I work with the impoverished every day, with a focus on people who are homeless or street dependent. I promise that I would have never guessed that I could make such a statement 10 years ago. Wow!
The poor were largely invisible to me 10 years ago. I know they were in my community, but I lived in such a way and at such a pace that I never saw them. A short term mission trip to Mexico changed that for me. Upon returning, I found life too fast. I found isolated consumerism an unacceptable substitute for community. And I saw the poor for the first time.
We often hear Matthew 26:11 quoted in relationship to serving the poor. Proponents for social welfare quote this as providing justification that the poor deserve our attention. Opponents of social programs cite this as evidence that there is no solution to poverty. However, I recently heard a preacher put a spin on it that has gotten me to thinking in a different way, a way that rings much truer for me that either of these conclusions.

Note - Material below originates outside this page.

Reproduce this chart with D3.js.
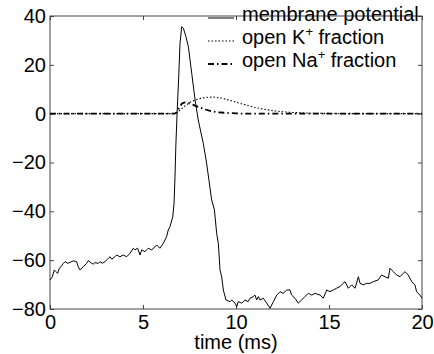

When we take time to walk with the poor, they and we are both changed. When we stop to find out what someone needs… truly needs… we are able to give them gifts of great meaning. When we begin to minister in this real way, we find that we ourselves are lifted up. By walking together, both the served and the server and healed and made well.
So… here is the clincher. What if when Jesus said, “You will always have the poor” he was not merely making a commentary on social order. What if he was not ranking the importance of worship of God over helping of people. What if he were responding to a deep and true understanding that He was leaving his people and they would need help to find their way. What is he was giving a most precious gift: “You will always have the poor. I give you this precious gift so that, if you will take the time and effort to love them as your neighbor, you will both be restored and healed. I love you this much!”
I think society desperately needs to heal its relationship with the poor. In my town, we seem to be at war with the poor. Drive them out! Give them tickets! Get them out of town! If they can’t behave, label them as felons or convicted criminals with morally questionable backgrounds. I have come to believe that we are harming our own society by excluding a part of it. We need the poor, and we need a healthy relationship with them. We cannot ignore, turn away, or prosper by driving them away. We need to include them, love them, and talk with them as equals.
I believe that many of the homeless and poor in our midst will grow up and be people of great strength, drawing upon their backgrounds and experiences and resourcefulness to face, address, and ultimately solve problems that we would otherwise lack the ability and courage to resolve. Many of the mid 20th century leaders rose from the poverty and turmoil of the early 20th century. I can only imagine what is yet to come.